At Home Spa Pedicure Ingredients and Recipe
What You’ll Need:
– 1 cup of brown sugar (or salt, but sugar is less abrasive)
– 1/4 cup of mouthwash (any brand is sufficient)
– a few drops of your favorite oil (I suggest lavender or even a bath oil works well)
– hot water
– a small foot-sized tub
Optional: 1/4 cup white vinegar (I would add if you’re looking for extra help sloughing off that dead skin)

 

Directions:
– There’s a couple different ways to do this. A lot of places suggest clipping and filing your toes before soaking, but that can defeat the purpose. Soaking allows the skin and nails to become more supple, resulting in easier manipulation for the perfect pedi.
1. Fill up a small tub with warm water. I would suggest something large enough to come up to your ankles, but anything too big and the mouthwash and oil could lose effectiveness.
2. Add in mouthwash and oil.
3. Let your feet soak for about three minutes, then begin using the brown sugar on your feet, paying special attention to your heels.
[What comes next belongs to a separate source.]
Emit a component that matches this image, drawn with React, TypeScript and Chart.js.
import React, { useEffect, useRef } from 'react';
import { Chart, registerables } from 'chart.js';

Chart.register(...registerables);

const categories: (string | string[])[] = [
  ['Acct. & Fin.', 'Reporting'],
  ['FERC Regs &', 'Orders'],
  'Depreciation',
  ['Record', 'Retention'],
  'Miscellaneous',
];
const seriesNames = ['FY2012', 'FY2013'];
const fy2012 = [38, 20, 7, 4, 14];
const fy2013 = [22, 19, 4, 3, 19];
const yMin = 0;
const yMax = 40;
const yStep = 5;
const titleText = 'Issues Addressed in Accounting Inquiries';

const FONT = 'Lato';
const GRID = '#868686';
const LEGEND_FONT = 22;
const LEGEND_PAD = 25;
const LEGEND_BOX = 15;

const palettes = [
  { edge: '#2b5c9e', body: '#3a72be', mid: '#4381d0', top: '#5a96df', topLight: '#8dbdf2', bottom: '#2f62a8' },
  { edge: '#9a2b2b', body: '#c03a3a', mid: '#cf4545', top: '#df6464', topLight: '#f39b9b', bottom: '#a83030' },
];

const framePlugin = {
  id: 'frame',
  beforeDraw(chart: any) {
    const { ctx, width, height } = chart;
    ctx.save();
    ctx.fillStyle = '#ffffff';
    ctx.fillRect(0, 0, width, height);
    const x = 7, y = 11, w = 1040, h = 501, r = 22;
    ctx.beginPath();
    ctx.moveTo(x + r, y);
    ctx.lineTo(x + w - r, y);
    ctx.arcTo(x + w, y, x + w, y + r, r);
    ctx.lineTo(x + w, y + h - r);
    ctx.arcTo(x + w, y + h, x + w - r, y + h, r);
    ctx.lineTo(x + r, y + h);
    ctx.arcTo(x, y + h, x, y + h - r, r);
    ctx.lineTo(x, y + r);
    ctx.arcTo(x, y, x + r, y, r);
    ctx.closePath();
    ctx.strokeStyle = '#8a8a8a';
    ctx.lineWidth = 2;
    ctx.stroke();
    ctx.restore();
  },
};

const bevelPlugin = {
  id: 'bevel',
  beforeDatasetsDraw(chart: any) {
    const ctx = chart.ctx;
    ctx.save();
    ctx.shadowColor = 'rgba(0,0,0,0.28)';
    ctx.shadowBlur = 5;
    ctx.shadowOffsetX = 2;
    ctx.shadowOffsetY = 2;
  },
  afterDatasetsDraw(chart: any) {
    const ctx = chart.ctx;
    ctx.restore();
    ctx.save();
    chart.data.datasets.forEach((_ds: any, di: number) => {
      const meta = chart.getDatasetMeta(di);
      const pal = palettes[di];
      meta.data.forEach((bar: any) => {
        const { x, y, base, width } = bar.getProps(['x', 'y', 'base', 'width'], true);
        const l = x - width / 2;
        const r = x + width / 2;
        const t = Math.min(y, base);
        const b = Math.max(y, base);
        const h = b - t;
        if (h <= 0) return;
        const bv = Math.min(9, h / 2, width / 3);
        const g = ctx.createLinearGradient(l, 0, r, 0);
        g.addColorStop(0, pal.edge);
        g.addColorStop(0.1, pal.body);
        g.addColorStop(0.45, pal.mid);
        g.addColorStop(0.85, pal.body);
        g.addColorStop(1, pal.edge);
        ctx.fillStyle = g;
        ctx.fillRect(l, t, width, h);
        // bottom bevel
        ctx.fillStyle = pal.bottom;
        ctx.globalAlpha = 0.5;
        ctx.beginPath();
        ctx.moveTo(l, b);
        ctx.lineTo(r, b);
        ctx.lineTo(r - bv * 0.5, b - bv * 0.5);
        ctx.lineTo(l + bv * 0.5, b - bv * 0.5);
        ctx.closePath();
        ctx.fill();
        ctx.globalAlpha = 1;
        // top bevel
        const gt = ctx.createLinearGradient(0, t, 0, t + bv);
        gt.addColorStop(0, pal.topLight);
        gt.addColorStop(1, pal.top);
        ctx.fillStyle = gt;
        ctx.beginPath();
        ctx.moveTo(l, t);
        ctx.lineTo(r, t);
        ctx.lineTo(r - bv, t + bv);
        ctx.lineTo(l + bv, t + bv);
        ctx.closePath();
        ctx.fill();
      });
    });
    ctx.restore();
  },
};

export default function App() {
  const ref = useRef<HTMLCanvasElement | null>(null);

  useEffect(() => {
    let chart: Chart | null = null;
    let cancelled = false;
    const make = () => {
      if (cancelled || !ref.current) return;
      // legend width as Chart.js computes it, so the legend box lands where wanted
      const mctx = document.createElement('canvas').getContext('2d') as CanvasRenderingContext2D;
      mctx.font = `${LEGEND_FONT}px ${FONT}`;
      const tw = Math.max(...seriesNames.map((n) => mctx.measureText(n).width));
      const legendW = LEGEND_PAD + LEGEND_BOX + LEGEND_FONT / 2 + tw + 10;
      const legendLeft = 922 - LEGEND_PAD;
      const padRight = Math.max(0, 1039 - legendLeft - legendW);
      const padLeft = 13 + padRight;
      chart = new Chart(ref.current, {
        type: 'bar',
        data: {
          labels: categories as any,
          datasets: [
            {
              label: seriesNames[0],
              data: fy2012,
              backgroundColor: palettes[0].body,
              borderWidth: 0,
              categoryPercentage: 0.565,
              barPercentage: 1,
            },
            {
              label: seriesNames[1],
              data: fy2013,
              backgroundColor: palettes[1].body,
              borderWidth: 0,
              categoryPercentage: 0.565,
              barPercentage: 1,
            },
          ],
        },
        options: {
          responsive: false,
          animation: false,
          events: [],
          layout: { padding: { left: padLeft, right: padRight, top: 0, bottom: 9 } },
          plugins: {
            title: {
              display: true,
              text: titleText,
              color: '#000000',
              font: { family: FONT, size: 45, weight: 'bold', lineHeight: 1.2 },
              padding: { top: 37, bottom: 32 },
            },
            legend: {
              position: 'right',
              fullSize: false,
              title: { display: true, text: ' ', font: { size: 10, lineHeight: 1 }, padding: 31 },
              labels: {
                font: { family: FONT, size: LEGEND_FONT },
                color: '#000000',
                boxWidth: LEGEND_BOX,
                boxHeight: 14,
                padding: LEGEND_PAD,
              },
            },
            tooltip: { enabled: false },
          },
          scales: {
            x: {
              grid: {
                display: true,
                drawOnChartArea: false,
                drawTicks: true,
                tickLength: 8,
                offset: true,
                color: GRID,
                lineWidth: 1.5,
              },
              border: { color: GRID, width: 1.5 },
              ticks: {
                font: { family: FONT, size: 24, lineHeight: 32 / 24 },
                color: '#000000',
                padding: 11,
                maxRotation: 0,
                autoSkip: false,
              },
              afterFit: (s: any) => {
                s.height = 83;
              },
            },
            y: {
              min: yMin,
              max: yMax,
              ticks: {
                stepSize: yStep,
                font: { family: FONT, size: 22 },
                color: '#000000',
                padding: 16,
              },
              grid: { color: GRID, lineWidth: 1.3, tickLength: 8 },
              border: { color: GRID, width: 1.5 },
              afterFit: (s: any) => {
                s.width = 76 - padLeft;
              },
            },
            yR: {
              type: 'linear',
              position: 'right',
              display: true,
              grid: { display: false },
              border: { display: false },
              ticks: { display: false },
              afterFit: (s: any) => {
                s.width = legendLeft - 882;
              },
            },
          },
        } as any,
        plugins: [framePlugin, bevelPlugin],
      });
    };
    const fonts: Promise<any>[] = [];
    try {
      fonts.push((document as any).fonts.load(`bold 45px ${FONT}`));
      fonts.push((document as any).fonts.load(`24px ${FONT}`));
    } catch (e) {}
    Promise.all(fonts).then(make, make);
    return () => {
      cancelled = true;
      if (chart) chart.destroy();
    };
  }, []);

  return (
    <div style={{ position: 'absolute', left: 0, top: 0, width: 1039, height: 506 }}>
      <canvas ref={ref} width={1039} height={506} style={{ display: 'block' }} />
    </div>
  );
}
Exfoliate for about one minute per foot, then put both feet back into the tub to soak for another ten minutes.
4. At this point, the dead skin on your feet will be easier to remove, and your nails and cuticles are prepped and ready for shaping.

 

Notes:
– Make sure to add lotion or oil back to your feet and legs when you’re finished. This will keep your skin supple and healthy looking. Adorably painted toenails are awesome, but dry and cracked feet will leave people grossed out instead of admiring your (affordable!) salon-looking pedicure.

 

Author’s Note: all the prices listed here are an approximation based on personal savings. There’s potential to go over or under what is listed, but unless you go bananas and buy enough hair dye and nail polish to last 6 years, you’re going to save lots of money.